● **WHAT THE TASK ASKS**
Restate the full listing word for word and leave the pictures out.

-- Begin --

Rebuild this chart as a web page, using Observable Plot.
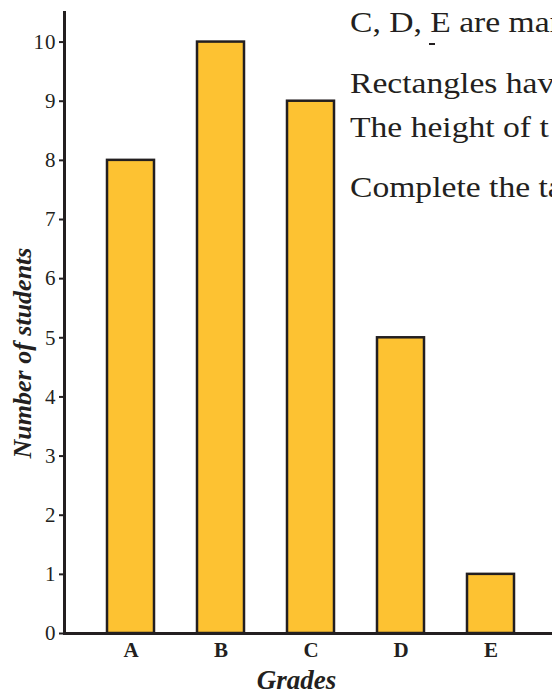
<!DOCTYPE html>
<html><head><meta charset="utf-8">
<script src="https://cdn.jsdelivr.net/npm/d3@7"></script>
<script src="https://cdn.jsdelivr.net/npm/@observablehq/plot@0.6"></script>
<style>
html,body{margin:0;padding:0;background:#fff;overflow:hidden;}
#wrap{position:relative;width:552px;height:690px;overflow:hidden;background:#fff;}
.note{position:absolute;left:350px;font-family:"Liberation Serif",serif;font-size:30px;line-height:30px;color:#231f20;white-space:nowrap;transform:scaleX(1.12);transform-origin:0 0;}
.dash{position:absolute;left:429px;top:43px;width:6px;height:2px;background:#231f20;}
[aria-label="grades-title"] text{letter-spacing:1.5px;}
[aria-label="y-axis tick label"] text{letter-spacing:1px;}
</style></head><body><div id="wrap"></div>
<script>
const grades = ["A", "B", "C", "D", "E"];
const students = [8, 10, 9, 5, 1];
const yTicks = [0, 1, 2, 3, 4, 5, 6, 7, 8, 9, 10];
const noteLines = ["C, D, E are mar", "Rectangles hav", "The height of t", "Complete the ta"];
const noteTops = [7, 68, 112, 172];

const data = grades.map((g, i) => ({grade: g, n: students[i]}));
const ink = "#231f20";

const chart = Plot.plot({
  width: 552, height: 690,
  marginLeft: 64, marginRight: 0, marginTop: 12, marginBottom: 57,
  style: {fontFamily: "Liberation Serif", color: ink, background: "#fff", overflow: "visible"},
  x: {domain: grades, paddingInner: 0.48, paddingOuter: 0.439, align: 0.535, label: null},
  y: {domain: [0, 10.5], label: null},
  marks: [
    Plot.barY(data, {x: "grade", y: "n", fill: "#fdc232", stroke: ink, strokeWidth: 2.5, inset: 0}),
    Plot.ruleY([0], {stroke: ink, strokeWidth: 3}),
    Plot.frame({anchor: "left", stroke: ink, strokeWidth: 3}),
    Plot.axisY({ticks: yTicks, tickSize: 5, tickPadding: 3, fontSize: 21, strokeWidth: 2, label: null, fill: ink, stroke: ink}),
    Plot.axisX({tickSize: 0, tickPadding: 9, fontSize: 21, fontWeight: "bold", label: null, fill: ink}),
    Plot.text(["Grades"], {text: d => d, frameAnchor: "bottom", textAnchor: "middle", dx: -12, dy: 55, lineAnchor: "bottom",
      fontSize: 27, fontWeight: "bold", fontStyle: "italic", fill: ink, ariaLabel: "grades-title"}),
    Plot.text(["Number of students"], {text: d => d, frameAnchor: "left", textAnchor: "middle", rotate: -90, dx: -34, dy: 30,
      lineAnchor: "bottom", fontSize: 26, fontWeight: "bold", fontStyle: "italic", fill: ink})
  ]
});

const wrap = document.getElementById("wrap");
wrap.appendChild(chart);
chart.style.position = "absolute";
chart.style.left = "0px";
chart.style.top = "0px";
noteLines.forEach((t, i) => {
  const d = document.createElement("div");
  d.className = "note";
  d.style.top = noteTops[i] + "px";
  d.textContent = t;
  wrap.appendChild(d);
});
const dash = document.createElement("div");
dash.className = "dash";
wrap.appendChild(dash);
</script>
</body></html>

-- End --

● **FINISHED ANSWER**
Rebuild this chart as a web page, using Observable Plot.
<!DOCTYPE html>
<html><head><meta charset="utf-8">
<script src="https://cdn.jsdelivr.net/npm/d3@7"></script>
<script src="https://cdn.jsdelivr.net/npm/@observablehq/plot@0.6"></script>
<style>
html,body{margin:0;padding:0;background:#fff;overflow:hidden;}
#wrap{position:relative;width:552px;height:690px;overflow:hidden;background:#fff;}
.note{position:absolute;left:350px;font-family:"Liberation Serif",serif;font-size:30px;line-height:30px;color:#231f20;white-space:nowrap;transform:scaleX(1.12);transform-origin:0 0;}
.dash{position:absolute;left:429px;top:43px;width:6px;height:2px;background:#231f20;}
[aria-label="grades-title"] text{letter-spacing:1.5px;}
[aria-label="y-axis tick label"] text{letter-spacing:1px;}
</style></head><body><div id="wrap"></div>
<script>
const grades = ["A", "B", "C", "D", "E"];
const students = [8, 10, 9, 5, 1];
const yTicks = [0, 1, 2, 3, 4, 5, 6, 7, 8, 9, 10];
const noteLines = ["C, D, E are mar", "Rectangles hav", "The height of t", "Complete the ta"];
const noteTops = [7, 68, 112, 172];

const data = grades.map((g, i) => ({grade: g, n: students[i]}));
const ink = "#231f20";

const chart = Plot.plot({
  width: 552, height: 690,
  marginLeft: 64, marginRight: 0, marginTop: 12, marginBottom: 57,
  style: {fontFamily: "Liberation Serif", color: ink, background: "#fff", overflow: "visible"},
  x: {domain: grades, paddingInner: 0.48, paddingOuter: 0.439, align: 0.535, label: null},
  y: {domain: [0, 10.5], label: null},
  marks: [
    Plot.barY(data, {x: "grade", y: "n", fill: "#fdc232", stroke: ink, strokeWidth: 2.5, inset: 0}),
    Plot.ruleY([0], {stroke: ink, strokeWidth: 3}),
    Plot.frame({anchor: "left", stroke: ink, strokeWidth: 3}),
    Plot.axisY({ticks: yTicks, tickSize: 5, tickPadding: 3, fontSize: 21, strokeWidth: 2, label: null, fill: ink, stroke: ink}),
    Plot.axisX({tickSize: 0, tickPadding: 9, fontSize: 21, fontWeight: "bold", label: null, fill: ink}),
    Plot.text(["Grades"], {text: d => d, frameAnchor: "bottom", textAnchor: "middle", dx: -12, dy: 55, lineAnchor: "bottom",
      fontSize: 27, fontWeight: "bold", fontStyle: "italic", fill: ink, ariaLabel: "grades-title"}),
    Plot.text(["Number of students"], {text: d => d, frameAnchor: "left", textAnchor: "middle", rotate: -90, dx: -34, dy: 30,
      lineAnchor: "bottom", fontSize: 26, fontWeight: "bold", fontStyle: "italic", fill: ink})
  ]
});

const wrap = document.getElementById("wrap");
wrap.appendChild(chart);
chart.style.position = "absolute";
chart.style.left = "0px";
chart.style.top = "0px";
noteLines.forEach((t, i) => {
  const d = document.createElement("div");
  d.className = "note";
  d.style.top = noteTops[i] + "px";
  d.textContent = t;
  wrap.appendChild(d);
});
const dash = document.createElement("div");
dash.className = "dash";
wrap.appendChild(dash);
</script>
</body></html>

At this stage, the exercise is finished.